2018-09-14 10:41:32.195 INFO 22879 — [t-dispatcher-35] akka.actor.RepointableActorRef : Message [akka.kafka.internal.KafkaConsumerActor$Internal$RequestMessages] from Actor[akka://FooInboundAlpakkaKafkaConsumer/system/StreamSupervisor-0/$$c#-275126390] to Actor[akka://FooInboundAlpakkaKafkaConsumer/system/kafka-consumer-1#696869527] was not delivered. [1] dead letters encountered. If this is not an expected behavior, then [Actor[akka://FooInboundAlpakkaKafkaConsumer/system/kafka-consumer-1#696869527]] may have terminated unexpectedly, This logging can be turned off or adjusted with configuration settings ‘akka.log-dead-letters’ and ‘akka.log-dead-letters-during-shutdown’.

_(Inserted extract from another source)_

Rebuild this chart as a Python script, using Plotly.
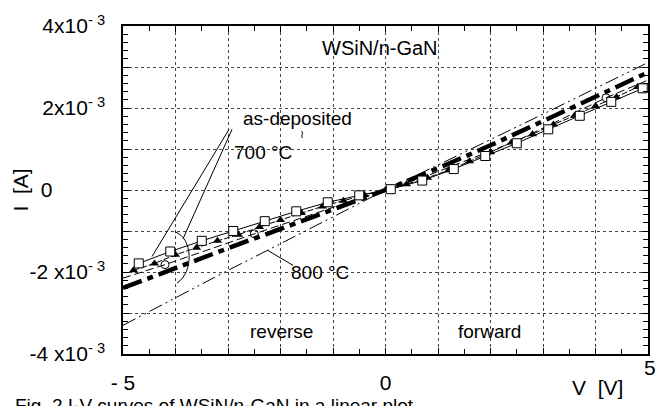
import plotly.graph_objects as go

# Applied bias [V] and measured current [A] for each anneal condition
v_sq = [-4.7, -4.1, -3.5, -2.9, -2.3, -1.7, -1.1, -0.5, 0.1, 0.7, 1.3, 1.9, 2.5, 3.1, 3.7, 4.3, 4.9]
i_sq = [-1.79e-3, -1.50e-3, -1.24e-3, -1.00e-3, -0.76e-3, -0.52e-3, -0.30e-3, -0.13e-3, 0.02e-3,
        0.23e-3, 0.51e-3, 0.83e-3, 1.14e-3, 1.48e-3, 1.81e-3, 2.15e-3, 2.48e-3]

v_tri = [-4.8, -4.4, -4.0, -3.6, -3.2, -2.8, -2.4, -2.0, -1.6, -1.2, -0.8, -0.4, 0.0,
         0.4, 0.8, 1.2, 1.6, 2.0, 2.4, 2.8, 3.2, 3.6, 4.0, 4.4, 4.8]
i_tri = [-1.96e-3, -1.79e-3, -1.58e-3, -1.41e-3, -1.24e-3, -1.09e-3, -0.90e-3, -0.73e-3, -0.56e-3,
         -0.40e-3, -0.26e-3, -0.12e-3, 0.0, 0.14e-3, 0.30e-3, 0.48e-3, 0.70e-3, 0.92e-3, 1.16e-3,
         1.36e-3, 1.60e-3, 1.81e-3, 2.05e-3, 2.27e-3, 2.51e-3]

v_cir = [-5.0, -4.2, -2.5, -0.8, 0.0, 0.8, 2.5, 4.2, 5.0]
i_cir = [-2.15e-3, -1.82e-3, -1.07e-3, -0.33e-3, 0.0, 0.35e-3, 1.20e-3, 2.25e-3, 2.68e-3]
v_cir_mk = [-4.2, -2.5, 4.2]
i_cir_mk = [-1.82e-3, -1.07e-3, 2.25e-3]

v_thick = [-5, -4, -3, -2, -1, 0, 1, 2, 3, 4, 5]
i_thick = [-2.39e-3, -1.90e-3, -1.42e-3, -0.95e-3, -0.47e-3, 0.0, 0.53e-3, 1.09e-3, 1.68e-3, 2.27e-3, 2.87e-3]

v_800 = [-5, -4, -3, -2, -1, 0, 1, 2, 3, 4, 5]
i_800 = [-3.30e-3, -2.62e-3, -1.96e-3, -1.31e-3, -0.65e-3, 0.0, 0.61e-3, 1.22e-3, 1.85e-3, 2.48e-3, 3.11e-3]

y_tickvals = [-4e-3, -3e-3, -2e-3, -1e-3, 0, 1e-3, 2e-3, 3e-3, 4e-3]
y_ticktext = ["-4 x10<sup>- 3</sup>", "", "-2 x10<sup>- 3</sup>", "", "0" + "\u00a0" * 9, "",
              "2x10<sup>- 3</sup>", "", "4x10<sup>- 3</sup>"]
x_tickvals = [-5, -4, -3, -2, -1, 0, 1, 2, 3, 4, 5]
x_ticktext = ["- 5", "", "", "", "", "0", "", "", "", "", ""]

FONT = "Liberation Sans, Arial, sans-serif"
W, H = 668, 406
L, R, T, B = 123, 20, 25, 48

fig = go.Figure()

fig.add_trace(go.Scatter(x=v_800, y=i_800, mode="lines",
                         line=dict(color="black", width=1, dash="14px,4px,2px,4px,2px,4px")))
fig.add_trace(go.Scatter(x=v_thick, y=i_thick, mode="lines",
                         line=dict(color="black", width=4.5, dash="20px,6px,6px,6px")))
fig.add_trace(go.Scatter(x=v_cir, y=i_cir, mode="lines",
                         line=dict(color="black", width=1, dash="8px,4px")))
fig.add_trace(go.Scatter(x=v_cir_mk, y=i_cir_mk, mode="markers",
                         marker=dict(symbol="circle-open", size=8, color="black", line=dict(width=1))))
fig.add_trace(go.Scatter(x=v_tri, y=i_tri, mode="lines+markers",
                         line=dict(color="black", width=1, dash="6px,2px"),
                         marker=dict(symbol="triangle-up", size=8, color="black")))
fig.add_trace(go.Scatter(x=v_sq, y=i_sq, mode="lines+markers",
                         line=dict(color="black", width=1),
                         marker=dict(symbol="square", size=9, color="white",
                                     line=dict(color="black", width=1))))


def px(xp):
    return (xp - L) / (W - L - R)


def py(yp):
    return (H - B - yp) / (H - T - B)


def dv(xp):
    return (xp - 385.5) / 52.5


def di(yp):
    return (191.5 - yp) / 41.625 * 1e-3


def ann(text, xp, yp, size=19, xanchor="center", yanchor="middle", **kw):
    fig.add_annotation(text=text, x=px(xp), y=py(yp), xref="paper", yref="paper",
                       xanchor=xanchor, yanchor=yanchor, showarrow=False,
                       font=dict(family=FONT, size=size, color="black"), **kw)


ann("WSiN/n-GaN", 380, 47, size=20)
ann("as-deposited", 297, 119)
ann("\u2240", 302, 135, size=11)
ann("700 \u00b0C", 263, 153)
ann("800 \u00b0C", 320, 275)
ann("reverse", 281, 335)
ann("forward", 489, 335)
ann("5", 650, 372, size=21)
ann("V  [V]", 597, 392, size=21)
ann("I  [A]", 20, 192, size=21, textangle=-90)
ann("Fig. 2 I-V curves of WSiN/n-GaN in a linear plot", 13, 398, size=19,
    xanchor="left", yanchor="top")

# leader lines and the bracket arc grouping the low-temperature curves
line_style = dict(color="black", width=1)
fig.add_shape(type="line", xref="x", yref="y", x0=dv(232), y0=di(130), x1=dv(183), y1=di(241),
              line=line_style)
fig.add_shape(type="line", xref="x", yref="y", x0=dv(229), y0=di(130), x1=dv(152), y1=di(259),
              line=line_style)
fig.add_shape(type="line", xref="x", yref="y", x0=dv(293), y0=di(268), x1=dv(268), y1=di(253),
              line=line_style)
fig.add_shape(type="path", xref="x", yref="y",
              path=f"M {dv(175)},{di(234)} C {dv(193)},{di(240)} {dv(194)},{di(275)} {dv(177)},{di(286)}",
              line=line_style)

fig.update_layout(
    width=W, height=H,
    margin=dict(l=L, r=R, t=T, b=B, pad=0),
    paper_bgcolor="white", plot_bgcolor="white",
    showlegend=False,
    font=dict(family=FONT, size=18, color="black"),
)
fig.update_xaxes(
    range=[-5, 5], tickvals=x_tickvals, ticktext=x_ticktext,
    ticks="inside", ticklen=6, tickcolor="black", tickwidth=1,
    showgrid=True, gridcolor="#444", griddash="dot", gridwidth=1,
    showline=True, linecolor="black", linewidth=1.5, mirror="allticks",
    zeroline=False, tickfont=dict(size=21), ticklabelstandoff=9,
    minor=dict(dtick=0.5, tick0=0, ticks="inside", ticklen=5, tickcolor="black", showgrid=False),
)
fig.update_yaxes(
    range=[-4e-3, 4e-3], tickvals=y_tickvals, ticktext=y_ticktext,
    ticks="inside", ticklen=6, tickcolor="black", tickwidth=1,
    showgrid=True, gridcolor="#444", griddash="dot", gridwidth=1,
    showline=True, linecolor="black", linewidth=1.5, mirror="allticks",
    zeroline=False, tickfont=dict(size=21), ticklabelstandoff=12,
    minor=dict(dtick=0.2e-3, tick0=0, ticks="inside", ticklen=5, tickcolor="black", showgrid=False),
)

fig.write_html("out.html")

In my book, the ability to gracefully handle a SerializationException, and not fail on it, is a basic, table-stakes feature of any Kafka consumer. (I have an alternate Kafka consumer that uses Spring Cloud Stream that I’m able to switch to via configuration. That implementation handles the SerializationException exactly as one would expect.)

At this point, the only way I can think of to justify going to production with the Alpakka Kafka connector is to configure the akka.kafka.ConsumerSettings with ByteArrayDeserializer for the deserializers and do the real deserialization in my own code. Clearly, this is a hack, and I’m not even sure offhand if it’s going to be feasible once I start needing to use the KafkaAvroDeserializer from Confluent.

Does anyone have any better ideas how to deal with SerializationException in an Akka Streams Kafka consumer?

OK, I see now that this is the expected behavior. From Error handling:

(de)serialization

If reading from Kafka failure is caused by other reasons, like deserialization problems, then the stage will fail immediately. If you expect such cases, consider consuming raw byte arrays and deserializing in a subsequent map stage where you can use supervision to skip failed elements. See also the “At least once” page for more suggestions.

Consuming raw byte arrays and then doing the real deserialization manually is exactly what I ended up doing.